Training or Architecture? How to Incorporate Invariance in Neural Networks

TL;DR

This paper introduces a method for creating neural networks that are provably invariant to transformations like rotations and scaling by selecting a representative from each transformation orbit, enhancing robustness and efficiency.

Contribution

The authors propose a novel approach to achieve provable invariance in neural networks by choosing a representative element from the transformation orbit, applicable to continuous groups.

Findings

Demonstrated robustness to image rotations with discretization artifacts

Achieved provable rotational and scaling invariance in 3D point cloud classification

Improved computational efficiency over traditional invariance methods

Abstract

Many applications require the robustness, or ideally the invariance, of a neural network to certain transformations of input data.
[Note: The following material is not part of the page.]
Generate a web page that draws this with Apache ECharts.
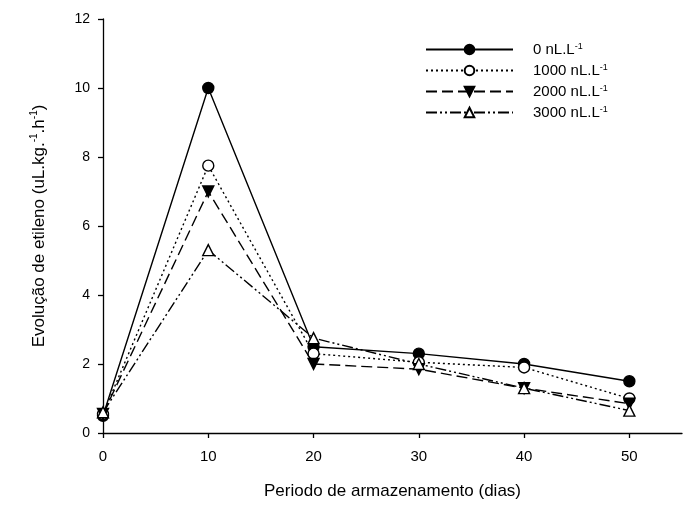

Most commonly, this requirement is addressed by either augmenting the training data, using adversarial training, or defining network architectures that include the desired invariance automatically. Unfortunately, the latter often relies on the ability to enlist all possible transformations, which make such approaches largely infeasible for infinite sets of transformations, such as arbitrary rotations or scaling. In this work, we propose a method for provably invariant network architectures with respect to group actions by choosing one element from a (possibly continuous) orbit based on a fixed criterion. In a nutshell, we intend to 'undo' any possible transformation before feeding the data into the actual network. We analyze properties of such approaches, extend them to equivariant networks, and demonstrate their advantages in terms of robustness as well as computational efficiency in several numerical examples. In particular, we investigate the robustness with respect to rotations of images (which can possibly hold up to discretization artifacts only) as well as the provable rotational and scaling invariance of 3D point cloud classification.